There are at least two sides to everything. What I've observed with OSS in general and Linux in particular (and this applies to Apple as well) is there is a distinct effort to make sure only the popular side can speak.

 

I think the thing that bothers me the most about Linux is IT advocacy. IT shouldn't be an advocate of any product, because it needs to make determinations between them. Whether it is Microsoft, Apple, or Linux, once IT takes a side it is no longer capable of properly assessing a solution based on the needs of the business. And that is the job.

 

IT needs to ensure, not prevent, discussion so that the best product, company, or service is chosen, and when they can't do that, they should find other jobs.

 

When only one side is heard, you don't have "Open," and you sure as heck don't have "Free" as in Freedom, which, to me is more important than "Free" as in "Free Beer." If, to get "Free" Software, we give up "Free" Speech the cost, at least to me, is way the heck too high.

 

Wrapping Up:

 

I stopped at five things but there are clearly more we could chat about.

 

Like why don't we talk about Apple vs. Linux?
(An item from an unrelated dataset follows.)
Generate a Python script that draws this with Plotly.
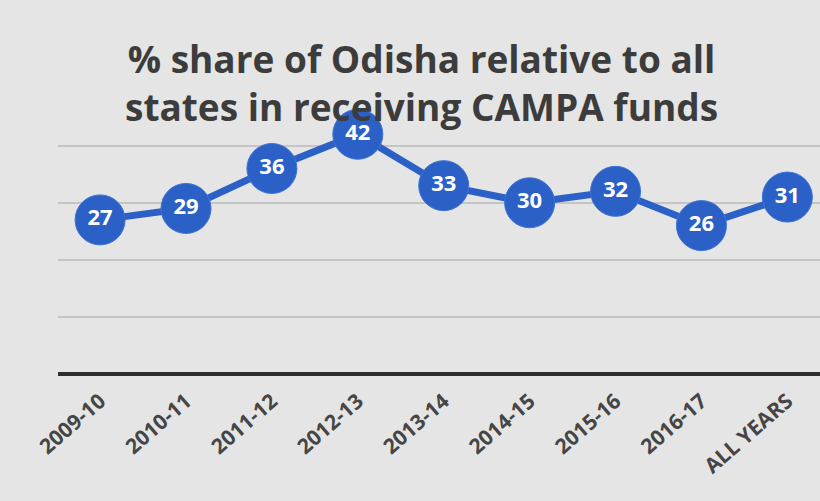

In the last trial I participated on for the desktop, Windows won, Linux missed by a mile but Apple only by a hair (and Apple will be pulling that hair next month).

 

Does the Free Software Foundation own Linux? They appear to be trying to rename it.

 

Who's side is Steve Ballmer or Richard Stallman on? (I would argue it is Stallman and the GPL 3.0 do more to kill Linux than anthing Microsoft could conceive of, and that Ballmer's statements generally benefit, though unintentionally, Linux).

 

When I was growing up a popular T-Shirt Slogan was "Question Authority." Take a look around, what are people afraid to ask questions about, what isn't being discussed that should be? I believe in preventing mistakes, not constantly finding creative ways to blame someone else. Ask questions, get answers.